◆ **To be done**:
The data below is to be returned in full and exactly.

◆ **Material provided**:
::::
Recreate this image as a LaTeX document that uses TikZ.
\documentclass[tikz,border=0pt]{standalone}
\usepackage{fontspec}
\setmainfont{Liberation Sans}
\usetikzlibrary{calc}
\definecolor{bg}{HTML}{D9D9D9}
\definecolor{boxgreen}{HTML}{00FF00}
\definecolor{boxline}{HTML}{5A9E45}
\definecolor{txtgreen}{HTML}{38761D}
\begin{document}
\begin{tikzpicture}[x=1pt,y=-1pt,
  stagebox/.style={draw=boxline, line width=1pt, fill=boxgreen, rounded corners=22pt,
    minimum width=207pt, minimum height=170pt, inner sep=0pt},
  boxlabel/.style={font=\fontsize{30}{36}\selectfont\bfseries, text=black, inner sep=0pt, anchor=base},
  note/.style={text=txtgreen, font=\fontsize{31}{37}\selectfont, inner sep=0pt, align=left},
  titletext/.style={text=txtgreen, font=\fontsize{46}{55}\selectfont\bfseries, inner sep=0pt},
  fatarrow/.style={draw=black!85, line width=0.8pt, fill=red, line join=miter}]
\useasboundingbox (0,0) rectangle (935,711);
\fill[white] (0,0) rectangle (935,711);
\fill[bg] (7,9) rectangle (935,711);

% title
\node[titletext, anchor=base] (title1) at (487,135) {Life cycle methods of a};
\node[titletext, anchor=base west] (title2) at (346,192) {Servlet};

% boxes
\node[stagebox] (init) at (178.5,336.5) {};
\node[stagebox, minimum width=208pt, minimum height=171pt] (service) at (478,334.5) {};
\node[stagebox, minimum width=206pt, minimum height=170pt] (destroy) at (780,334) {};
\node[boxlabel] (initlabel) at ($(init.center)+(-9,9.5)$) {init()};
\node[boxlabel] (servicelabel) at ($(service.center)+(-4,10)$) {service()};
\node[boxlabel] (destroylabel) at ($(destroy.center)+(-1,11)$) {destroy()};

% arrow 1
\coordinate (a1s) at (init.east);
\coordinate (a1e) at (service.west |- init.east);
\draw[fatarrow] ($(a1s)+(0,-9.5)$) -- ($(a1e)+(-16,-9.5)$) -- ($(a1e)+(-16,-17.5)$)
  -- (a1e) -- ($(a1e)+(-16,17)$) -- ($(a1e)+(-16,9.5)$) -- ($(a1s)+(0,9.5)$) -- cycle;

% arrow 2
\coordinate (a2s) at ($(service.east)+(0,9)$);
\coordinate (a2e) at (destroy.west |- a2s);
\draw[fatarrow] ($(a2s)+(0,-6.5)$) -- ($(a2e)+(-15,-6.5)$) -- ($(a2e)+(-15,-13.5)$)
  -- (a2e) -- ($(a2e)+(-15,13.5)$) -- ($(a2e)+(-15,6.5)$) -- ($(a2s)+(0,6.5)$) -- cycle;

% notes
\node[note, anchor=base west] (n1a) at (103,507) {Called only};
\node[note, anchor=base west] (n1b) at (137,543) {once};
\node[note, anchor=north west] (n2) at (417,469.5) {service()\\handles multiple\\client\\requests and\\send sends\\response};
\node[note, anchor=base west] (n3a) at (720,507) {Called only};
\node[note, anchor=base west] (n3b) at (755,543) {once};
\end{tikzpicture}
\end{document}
::::
◆ **Output for this task**:
Recreate this image as a LaTeX document that uses TikZ.
\documentclass[tikz,border=0pt]{standalone}
\usepackage{fontspec}
\setmainfont{Liberation Sans}
\usetikzlibrary{calc}
\definecolor{bg}{HTML}{D9D9D9}
\definecolor{boxgreen}{HTML}{00FF00}
\definecolor{boxline}{HTML}{5A9E45}
\definecolor{txtgreen}{HTML}{38761D}
\begin{document}
\begin{tikzpicture}[x=1pt,y=-1pt,
  stagebox/.style={draw=boxline, line width=1pt, fill=boxgreen, rounded corners=22pt,
    minimum width=207pt, minimum height=170pt, inner sep=0pt},
  boxlabel/.style={font=\fontsize{30}{36}\selectfont\bfseries, text=black, inner sep=0pt, anchor=base},
  note/.style={text=txtgreen, font=\fontsize{31}{37}\selectfont, inner sep=0pt, align=left},
  titletext/.style={text=txtgreen, font=\fontsize{46}{55}\selectfont\bfseries, inner sep=0pt},
  fatarrow/.style={draw=black!85, line width=0.8pt, fill=red, line join=miter}]
\useasboundingbox (0,0) rectangle (935,711);
\fill[white] (0,0) rectangle (935,711);
\fill[bg] (7,9) rectangle (935,711);

% title
\node[titletext, anchor=base] (title1) at (487,135) {Life cycle methods of a};
\node[titletext, anchor=base west] (title2) at (346,192) {Servlet};

% boxes
\node[stagebox] (init) at (178.5,336.5) {};
\node[stagebox, minimum width=208pt, minimum height=171pt] (service) at (478,334.5) {};
\node[stagebox, minimum width=206pt, minimum height=170pt] (destroy) at (780,334) {};
\node[boxlabel] (initlabel) at ($(init.center)+(-9,9.5)$) {init()};
\node[boxlabel] (servicelabel) at ($(service.center)+(-4,10)$) {service()};
\node[boxlabel] (destroylabel) at ($(destroy.center)+(-1,11)$) {destroy()};

% arrow 1
\coordinate (a1s) at (init.east);
\coordinate (a1e) at (service.west |- init.east);
\draw[fatarrow] ($(a1s)+(0,-9.5)$) -- ($(a1e)+(-16,-9.5)$) -- ($(a1e)+(-16,-17.5)$)
  -- (a1e) -- ($(a1e)+(-16,17)$) -- ($(a1e)+(-16,9.5)$) -- ($(a1s)+(0,9.5)$) -- cycle;

% arrow 2
\coordinate (a2s) at ($(service.east)+(0,9)$);
\coordinate (a2e) at (destroy.west |- a2s);
\draw[fatarrow] ($(a2s)+(0,-6.5)$) -- ($(a2e)+(-15,-6.5)$) -- ($(a2e)+(-15,-13.5)$)
  -- (a2e) -- ($(a2e)+(-15,13.5)$) -- ($(a2e)+(-15,6.5)$) -- ($(a2s)+(0,6.5)$) -- cycle;

% notes
\node[note, anchor=base west] (n1a) at (103,507) {Called only};
\node[note, anchor=base west] (n1b) at (137,543) {once};
\node[note, anchor=north west] (n2) at (417,469.5) {service()\\handles multiple\\client\\requests and\\send sends\\response};
\node[note, anchor=base west] (n3a) at (720,507) {Called only};
\node[note, anchor=base west] (n3b) at (755,543) {once};
\end{tikzpicture}
\end{document}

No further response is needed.